New Kentucky stands at the intersection of approaching movements in forestry, transportation and wildlife management. Elk forage on its windswept grasslands, attracting hunting and wildlife-watching revenue. Horn points out a stand of back-crossed American chestnut trees bred into a 10th, latest generation of blight resistance, promising forest regeneration and further honey production from their abundant flowers. Those trees were among a hoped-for 100,000 planted through cooperation between the Appalachian Regional Reforestation Initiative and coal mining companies. The very road over which we accessed the Montgomery Creek mine is dedicated for future use as a through-road, part of the coal company’s commitment to upgrading Kentucky’s transporation network with new routes.

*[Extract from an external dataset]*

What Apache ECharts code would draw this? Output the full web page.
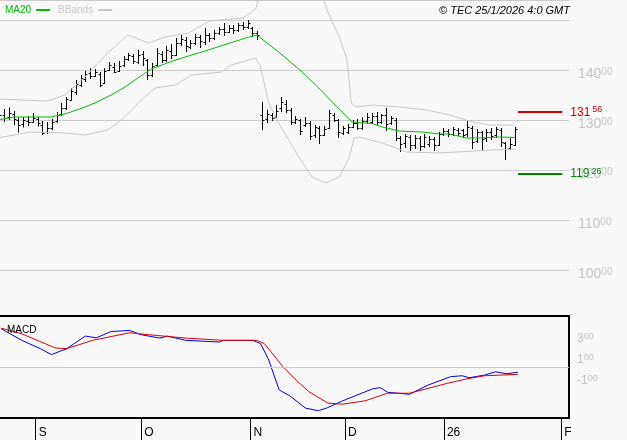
<!DOCTYPE html>
<html>
<head>
<meta charset="utf-8">
<script src="https://cdn.jsdelivr.net/npm/echarts@6/dist/echarts.min.js"></script>
<style>
  html, body { margin: 0; padding: 0; background: #f8f8f8; }
  #chart { width: 627px; height: 440px; }
</style>
</head>
<body>
<div id="chart"></div>
<script>
// --- data -------------------------------------------------------------------
// one bar per trading session: [open, close, low, high]
const ohlc = [
  [130.5,131.0,129.8,131.5],[131.0,130.4,129.6,132.2],[130.6,131.5,130.0,132.5],[131.2,130.2,129.0,131.8],
  [130.0,129.0,127.5,130.5],[129.2,130.0,128.5,130.6],[129.8,129.6,128.8,130.8],[129.7,130.4,129.5,131.4],
  [130.2,129.4,128.7,130.6],[129.0,127.5,127.0,129.8],[127.6,128.4,127.2,129.6],[128.5,129.6,128.0,130.2],
  [129.8,131.0,129.4,131.6],[131.2,132.4,130.8,133.4],[132.4,134.2,132.0,134.6],[134.0,135.8,133.8,136.4],
  [135.6,137.2,135.0,138.0],[137.0,138.4,136.6,139.0],[138.2,139.2,137.6,139.8],[139.4,138.8,138.2,140.4],
  [138.8,139.6,138.6,140.2],[139.2,137.0,136.6,139.6],[137.4,139.8,137.2,140.4],[140.0,141.0,139.8,141.6],
  [140.6,139.6,139.4,141.4],[139.8,140.8,139.6,141.8],[141.0,142.2,140.6,142.8],[142.2,143.0,141.8,143.4],
  [142.8,141.8,141.2,143.2],[141.6,143.0,141.2,144.0],[143.2,142.4,140.8,143.8],[142.0,139.0,138.0,142.2],
  [139.0,140.8,138.6,141.4],[141.0,143.4,140.6,144.4],[143.2,142.0,141.4,143.8],[142.0,144.0,141.6,144.8],
  [143.8,143.0,142.2,145.2],[143.0,145.4,142.8,146.4],[145.4,146.2,144.8,147.0],[146.0,144.8,143.6,146.6],
  [144.6,145.4,144.2,146.0],[145.4,146.6,145.0,147.2],[146.6,145.8,144.4,147.0],[145.6,147.0,145.0,148.4],
  [147.0,146.4,145.6,147.4],[146.4,147.4,146.0,148.0],[147.4,148.2,147.0,148.6],[148.2,147.6,146.8,149.4],
  [147.6,148.4,147.4,149.0],[148.4,148.0,147.2,149.0],[148.0,149.0,147.6,149.4],[149.0,148.6,148.0,149.6],
  [148.6,149.4,148.2,150.0],[148.4,147.4,146.6,148.6],[147.4,147.0,146.0,147.8],
  [131.0,130.0,128.0,133.6],[130.2,131.2,129.4,132.0],[131.0,130.4,129.8,131.4],[130.6,131.8,130.2,133.0],
  [132.4,133.6,131.6,134.6],[133.2,132.0,131.4,134.0],[132.0,129.6,129.0,132.4],[129.6,130.2,129.2,130.8],
  [130.0,127.8,127.0,130.2],[129.0,129.4,128.6,130.6],[129.4,126.8,126.0,129.8],[127.0,128.6,126.4,129.0],
  [128.4,127.0,125.2,128.8],[127.0,128.2,126.8,128.8],[128.4,131.4,128.2,132.0],[131.0,130.0,129.6,131.4],
  [130.0,127.6,126.4,130.2],[127.4,128.4,127.0,128.8],[127.6,128.6,127.2,129.2],[128.6,129.4,128.4,130.0],
  [129.4,128.4,128.0,130.2],[128.4,129.8,128.0,130.6],[129.8,130.6,129.2,131.4],[129.6,130.8,129.2,131.4],
  [130.8,129.6,129.0,131.6],[129.6,131.0,129.2,131.2],[131.0,129.2,127.8,132.4],[129.4,130.4,129.0,130.8],
  [130.0,126.4,125.8,130.4],[126.4,125.2,123.6,126.8],[125.4,126.8,124.4,127.2],[126.6,125.0,123.8,127.0],
  [125.0,126.4,124.2,127.0],[126.4,124.8,123.8,126.8],[124.8,126.6,124.4,127.2],[125.2,126.2,124.6,126.8],
  [126.2,125.0,123.8,126.6],[125.0,127.2,124.8,127.6],[127.2,127.8,126.8,128.4],[127.8,127.2,126.6,128.2],
  [127.2,128.2,126.8,128.6],[128.0,127.4,126.8,128.4],[128.0,127.0,126.4,128.2],[127.2,128.6,126.6,130.0],
  [128.4,125.6,124.2,128.8],[125.8,127.6,125.4,128.2],[127.6,126.2,124.0,127.8],[126.4,127.6,125.6,128.2],
  [127.6,126.8,126.0,128.4],[127.0,128.2,126.4,128.6],[128.0,125.6,124.6,128.4],[125.4,124.2,122.0,125.6],
  [124.4,125.2,124.0,126.4],[125.0,128.2,124.8,128.6]
];

// indicator lines as [session index, value]
const ma20 = [[-0.4,130],[3.2,130.6],[10.7,130.6],[13.7,131.2],[17.1,132.3],[20,133.4],[23.4,135],[26.3,136.6],
  [28.4,138],[31.8,140.2],[36,141.7],[39.6,142.8],[44.4,144.2],[51.6,146.4],[53.9,147],[58.5,143.6],[63.4,139.6],
  [66.9,136.4],[69.7,133.6],[73.9,129.6],[78.1,129.3],[80.2,128.6],[83.8,127.8],[88.6,127.6],[92.2,127.2],
  [94.3,127.2],[97.9,126.4],[100.6,126.4],[104.8,126.6],[108,126.5]];
const bbUpper = [[-0.4,134.2],[10.1,133.8],[13.7,135],[17.9,138.6],[22.7,143.4],[26.9,147],[31.2,145.4],[34.7,146.6],
  [39.6,147.4],[44,149.8],[51,150.4],[53.7,152.2],[54.7,156],[57.5,161],[62.7,164],[66.5,159],[68.6,152],
  [71.2,146.6],[72.8,142],[73.7,133.4],[74.7,132.6],[78.1,133],[83.8,132.6],[89.5,132],[94.3,131],[99.2,129.6],
  [102.7,129],[108,129]];
const bbLower = [[-0.4,126.4],[6.5,127.6],[13.7,127.4],[17.9,127],[22.7,128],[26.3,130.6],[29.7,134],[32.6,136.4],
  [36.8,137],[39.6,138.6],[40.2,139],[46.5,139.6],[48.6,141],[53.7,142.4],[54.7,140.6],[56.4,133.4],[58.5,129.4],
  [62.7,122.6],[65.5,118.6],[68.4,117.4],[71.2,118.6],[73.3,122.6],[74.3,126.4],[75.4,126.6],[80.2,125.4],
  [85.3,123.6],[92.2,123.4],[99.2,123.8],[108,124.2]];
const macd = [[0.4,3.97],[4.7,2.86],[8.6,2.06],[10.9,1.49],[14.1,2.06],[18,3.27],[20.3,3.1],[23.4,3.71],[27.3,3.81],
  [29.7,3.4],[33.6,3.08],[35.2,3.27],[39,2.86],[46.1,2.7],[46.9,2.86],[53.1,2.86],[54.7,2.54],[56.3,1.11],
  [58.6,-1.9],[60.9,-2.5],[64.1,-3.65],[66.8,-3.9],[68.8,-3.6],[71.9,-2.95],[78.1,-1.81],[79.7,-1.68],[81.3,-2.13],
  [85.9,-2.32],[89.8,-1.43],[94.5,-0.63],[96.9,-0.54],[98.4,-0.73],[101.6,-0.48],[103.9,-0.16],[106.3,-0.35],[108.6,-0.2]];
const signal = [[0.4,4.03],[4.7,3.49],[11.7,2.13],[14.1,2.06],[19.5,2.86],[27.3,3.59],[31.3,3.4],[39,3.08],[46.9,2.86],
  [53.9,2.86],[55.5,2.54],[59.4,0.32],[62.5,-1.11],[64.8,-2.06],[68.8,-3.17],[71.9,-3.27],[76.6,-2.95],[81.3,-2.22],
  [85.9,-2.22],[89.8,-1.75],[93.8,-1.27],[97.7,-0.86],[101.6,-0.54],[108.6,-0.41]];

const levelHigh = 131.56;
const levelLow = 119.26;
const levelSpan = [108.6, 117.9];

const monthTicks = [7.6, 29.7, 52.6, 72.4, 93.1, 117.7];
const monthLabels = ["S", "O", "N", "D", "26", "F"];
const priceTicks = [100, 110, 120, 130, 140];
const macdTicks = [3, 1, -1];

// --- styling ----------------------------------------------------------------
const C = {
  bg: "#f8f8f8", grid: "#cccccc", axisText: "#c4c4c4", bar: "#000000",
  ma: "#00bb00", band: "#c8c8c8", macd: "#0000dd", signal: "#dd0000",
  red: "#cc0000", green: "#008800",
};
const FONT = "Liberation Sans, Arial, sans-serif";
const X_MIN = -0.5, X_MAX = 119.3;

const twoPart = (v, big, small) => {
  const s = v.toFixed(2).split(".");
  return `{${big}|${s[0]}}{${small}|${s[1]}}`;
};

function renderBar(params, api) {
  const i = api.value(0);
  const lo = api.coord([i, api.value(3)]);
  const hi = api.coord([i, api.value(4)]);
  const op = api.coord([i, api.value(1)]);
  const cl = api.coord([i, api.value(2)]);
  const x = Math.round(lo[0]) + 0.5;
  const st = { stroke: C.bar, lineWidth: 1 };
  return {
    type: "group",
    children: [
      { type: "line", shape: { x1: x, y1: lo[1], x2: x, y2: hi[1] }, style: st },
      { type: "line", shape: { x1: x - 2, y1: Math.round(op[1]) + 0.5, x2: x, y2: Math.round(op[1]) + 0.5 }, style: st },
      { type: "line", shape: { x1: x, y1: Math.round(cl[1]) + 0.5, x2: x + 2, y2: Math.round(cl[1]) + 0.5 }, style: st },
    ],
  };
}

const levelLine = (value, color, big, small) => ({
  silent: true, symbol: "none",
  lineStyle: { color, width: 2, type: "solid" },
  label: {
    show: true, position: "end", distance: 8,
    formatter: () => twoPart(value, big, small),
    rich: {
      [big]: { color, fontFamily: FONT, fontSize: 12 },
      [small]: { color, fontFamily: FONT, fontSize: 9, padding: [0, 0, 5, 2] },
    },
  },
  data: [[{ coord: [levelSpan[0], value] }, { coord: [levelSpan[1], value] }]],
});

const chart = echarts.init(document.getElementById("chart"), null, { renderer: "canvas" });

chart.setOption({
  backgroundColor: C.bg,
  animation: false,
  title: [
    { text: "© TEC 25/1/2026 4:0 GMT", right: 52, top: 0,
      textStyle: { fontFamily: FONT, fontSize: 11, fontStyle: "italic", fontWeight: "normal", color: "#000" } },
    { text: "MACD", left: 2, top: 320,
      textStyle: { fontFamily: FONT, fontSize: 10, fontWeight: "normal", color: "#000" } },
  ],
  legend: {
    left: 0, top: 0, align: "right", itemGap: 8, itemWidth: 14, itemHeight: 2, icon: "rect",
    textStyle: { fontFamily: FONT, fontSize: 10, padding: [0, 0, 0, 0] },
    data: [
      { name: "MA20", textStyle: { color: C.ma } },
      { name: "BBands", textStyle: { color: C.band } },
    ],
  },
  grid: [
    { left: -3, right: 58, top: 0, height: 320, outerBoundsMode: "none", containLabel: false },
    { left: -3, right: 58, top: 316, height: 102, show: true, borderColor: "#000", borderWidth: 2,
      outerBoundsMode: "none", containLabel: false },
  ],
  xAxis: [
    { type: "value", gridIndex: 0, min: X_MIN, max: X_MAX, show: false },
    { type: "value", gridIndex: 1, min: X_MIN, max: X_MAX,
      axisLine: { show: true, onZero: false, lineStyle: { color: "#000" } },
      axisTick: { show: true, length: 22, lineStyle: { color: "#000" }, customValues: monthTicks },
      axisLabel: {
        customValues: monthTicks, margin: 9, align: "left", padding: [0, 0, 0, 3],
        fontFamily: FONT, fontSize: 12, color: "#000", verticalAlign: "top",
        formatter: (v) => monthLabels[monthTicks.findIndex((t) => Math.abs(t - v) < 1e-6)] ?? "",
      },
      splitLine: { show: false } },
  ],
  yAxis: [
    { type: "value", gridIndex: 0, position: "right", min: 90, max: 154, interval: 10,
      axisLine: { show: true, lineStyle: { color: "#000" } },
      axisTick: { show: false },
      splitLine: { show: true, showMinLine: false, lineStyle: { color: C.grid } },
      axisLabel: {
        margin: 9, padding: [9, 0, 0, 0],
        formatter: (v) => (priceTicks.includes(v) ? twoPart(v, "a", "b") : ""),
        rich: {
          a: { color: C.axisText, fontFamily: FONT, fontSize: 14 },
          b: { color: C.axisText, fontFamily: FONT, fontSize: 10, padding: [0, 0, 5, 0] },
        },
      } },
    { type: "value", gridIndex: 1, position: "right", min: -4.6, max: 5.2, interval: 0.2,
      axisLine: { show: false }, axisTick: { show: false }, splitLine: { show: false },
      axisLabel: {
        margin: 8,
        formatter: (v) => {
          const hit = macdTicks.find((t) => Math.abs(t - v) < 1e-6);
          return hit === undefined ? "" : `{a|${hit < 0 ? "-" : ""}${Math.abs(hit)}}{b|00}`;
        },
        rich: {
          a: { color: C.axisText, fontFamily: FONT, fontSize: 12 },
          b: { color: C.axisText, fontFamily: FONT, fontSize: 9, padding: [0, 0, 5, 0] },
        },
      } },
  ],
  series: [
    { name: "BBands", type: "line", xAxisIndex: 0, yAxisIndex: 0, data: bbUpper,
      symbol: "none", clip: true, lineStyle: { color: C.band, width: 1 }, itemStyle: { color: C.band } },
    { name: "BBands", type: "line", xAxisIndex: 0, yAxisIndex: 0, data: bbLower,
      symbol: "none", clip: true, lineStyle: { color: C.band, width: 1 }, itemStyle: { color: C.band } },
    { name: "MA20", type: "line", xAxisIndex: 0, yAxisIndex: 0, data: ma20,
      symbol: "none", lineStyle: { color: C.ma, width: 1 }, itemStyle: { color: C.ma } },
    { name: "_bars", type: "custom", xAxisIndex: 0, yAxisIndex: 0, renderItem: renderBar,
      encode: { x: 0, y: [1, 2, 3, 4] },
      data: ohlc.map((r, i) => [i, ...r]) },
    { name: "_levels", type: "line", xAxisIndex: 0, yAxisIndex: 0, data: [], symbol: "none",
      markLine: levelLine(levelHigh, C.red, "r1", "r2") },
    { name: "_levels2", type: "line", xAxisIndex: 0, yAxisIndex: 0, data: [], symbol: "none",
      markLine: levelLine(levelLow, C.green, "g1", "g2") },
    { name: "_grid", type: "line", xAxisIndex: 1, yAxisIndex: 1, data: [], symbol: "none",
      markLine: { silent: true, symbol: "none", label: { show: false },
        lineStyle: { color: C.grid, width: 1, type: "solid" }, data: [{ yAxis: 0.3 }] } },
    { name: "MACD", type: "line", xAxisIndex: 1, yAxisIndex: 1, data: macd,
      symbol: "none", lineStyle: { color: C.macd, width: 1 } },
    { name: "Signal", type: "line", xAxisIndex: 1, yAxisIndex: 1, data: signal,
      symbol: "none", lineStyle: { color: C.signal, width: 1 } },
  ],
});
</script>
</body>
</html>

The honey industry provides an economic model around which this greener community becomes established.
“I see the honey industry as a tiger with five different tails,” Horn says. “Honey production, wax production, queen production, pollination and knowledge-based industries such as extension and sciences.” The sciences include pesticide analysis, pollen analysis, etc. She views Coal Country Beeworks as a project that, like the stand of chestnuts she oversees, has undergone a period of invisible growth before its present emergence.
What is it that motivates Dr. Tammy Horn? Environmentalism? Social justice? She expresses it in terms of the parallel between a healthy environment and healthy people – a kind of mending of the seams.
It’s easy to see her vision as one of a human community as busily and contentedly engaged as the bees at work on a hilltop in New Kentucky.